Barcodes in graphic design - 2020 winners
Raise The Bar, GS1’s annual barcode design competition for students at the Te Kahui Auaha campus of WelTec and Witireia polytechnics has this year been won by Gracy Veerasamy with a clever art nouveau-inspired label design for a brand of tea. Gracy’s design seamlessly integrates the barcode into graphics which are colourful, dynamic and feature tea leaf shapes: The barcode looks very much part of the overall design.
Gracy Veerasamy
Raise the Bar - Barcode Design Awards First Place
Katherine Pei Pei
Raise the Bar - Barcode Design Awards Second Place
Second prize has gone to Katherine Pei Pei for a design that merged the barcode into the visual representation of a portafilter (the part of an espresso machine that holds the grounds when coffee is being made).
The competition was introduced in 2009 to encourage design students to learn the technicalities of barcode design and how to incorporate barcodes into packaging graphics harmoniously. Students are encouraged to see the barcode as a potential design feature rather than as a compliance requirement that clashes with the look and feel they try to achieve.

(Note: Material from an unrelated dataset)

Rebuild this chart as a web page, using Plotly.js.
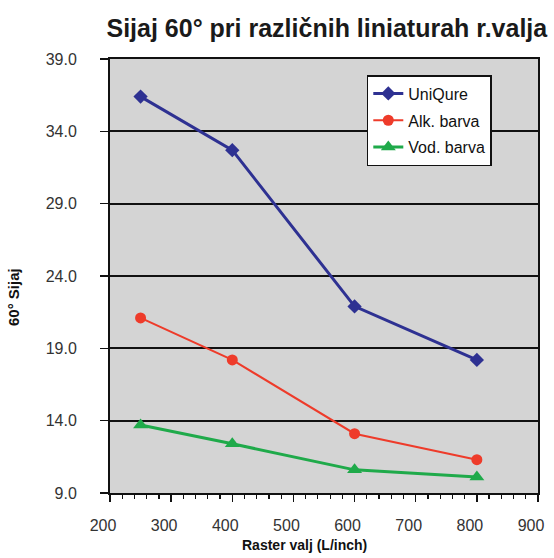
<!DOCTYPE html>
<html>
<head>
<meta charset="utf-8">
<script src="https://cdn.plot.ly/plotly-3.0.1.min.js"></script>
<style>html,body{margin:0;padding:0;background:#fff;}</style>
</head>
<body>
<div id="chart" style="width:554px;height:558px;"></div>
<script>
var rasterX = [250, 400, 600, 800];
var uniQure = [36.4, 32.7, 21.9, 18.2];
var alkBarva = [21.1, 18.2, 13.1, 11.3];
var vodBarva = [13.7, 12.4, 10.6, 10.1];
var seriesNames = ['UniQure', 'Alk. barva', 'Vod. barva'];
var xTicks = [200, 300, 400, 500, 600, 700, 800, 900];
var yTicks = [9, 14, 19, 24, 29, 34, 39];

var traces = [
  {x: rasterX, y: uniQure, name: seriesNames[0], mode: 'lines+markers', legendgroup: 'a',
   line: {color: '#2e3192', width: 3}, marker: {symbol: 'diamond', size: 11, color: '#2e3192'}},
  {x: rasterX, y: alkBarva, name: seriesNames[1], mode: 'lines+markers', legendgroup: 'b',
   line: {color: '#ee3b2a', width: 2}, marker: {symbol: 'circle', size: 11, color: '#ee3b2a'}},
  {x: rasterX, y: vodBarva, name: seriesNames[2], mode: 'lines+markers', legendgroup: 'c',
   line: {color: '#1faa4a', width: 3}, marker: {symbol: 'triangle-up', size: 13, color: '#1faa4a'}}
];

var layout = {
  width: 554, height: 558,
  margin: {l: 110, r: 16, t: 59, b: 65},
  paper_bgcolor: '#ffffff',
  plot_bgcolor: '#d4d4d4',
  font: {family: 'Liberation Sans, Arial, sans-serif', color: '#333333', size: 16},
  title: {text: '<b>Sijaj 60° pri različnih liniaturah r.valja</b>', font: {size: 25, color: '#1a1a1a'},
          x: 0.590, xanchor: 'center', y: 0.9498, yanchor: 'middle'},
  showlegend: true,
  legend: {x: 0.600, y: 0.963, xanchor: 'left', yanchor: 'top', bgcolor: '#ffffff',
           bordercolor: '#111111', borderwidth: 1.5, font: {size: 16, color: '#111111'},
           traceorder: 'grouped', tracegroupgap: 3, entrywidth: 135, entrywidthmode: 'pixels'},
  xaxis: {range: [200, 900], tickvals: xTicks, ticks: 'outside', ticklen: 7, tickwidth: 1.5, tickcolor: '#111',
          showline: true, linecolor: '#111', linewidth: 2, mirror: true, showgrid: false, zeroline: false,
          ticklabelstandoff: 10, ticklabelshift: -7,
          minor: {dtick: 20, ticks: 'outside', ticklen: 4, tickwidth: 1.2, tickcolor: '#111', showgrid: false}},
  yaxis: {range: [9, 39], tickvals: yTicks, tickformat: '.1f', ticks: 'outside', ticklen: 8, tickwidth: 1.5, tickcolor: '#111',
          showline: true, linecolor: '#111', linewidth: 2, mirror: true, showgrid: true, gridcolor: '#111', gridwidth: 2,
          zeroline: false, ticklabelstandoff: 20},
  annotations: [
    {text: '<b>60° Sijaj</b>', xref: 'paper', yref: 'paper', x: -0.2266, y: 0.4516, xanchor: 'center', yanchor: 'middle',
     textangle: -90, showarrow: false, font: {size: 15, color: '#111'}},
    {text: '<b>Raster valj (L/inch)</b>', xref: 'paper', yref: 'paper', x: 0.4556, y: -0.1198, xanchor: 'center', yanchor: 'middle',
     showarrow: false, font: {size: 14, color: '#111'}}
  ]
};

Plotly.newPlot('chart', traces, layout, {displayModeBar: false, staticPlot: true});
</script>
</body>
</html>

GS1 Quality Service Manager, Owen Dance has been involved with the competition since its inception. “Designers can make or break a barcode from the outset,” he says. “So we launched this competition to teach them what a correct and workable barcode should look like and how they can add to it in ways that will be pleasing to the eye without interfering with the scanning performance.
Every year we see some wonderful ideas from the students and it’s encouraging to think that the old ideas of barcodes as just black and white rectangles are slowly being overcome.”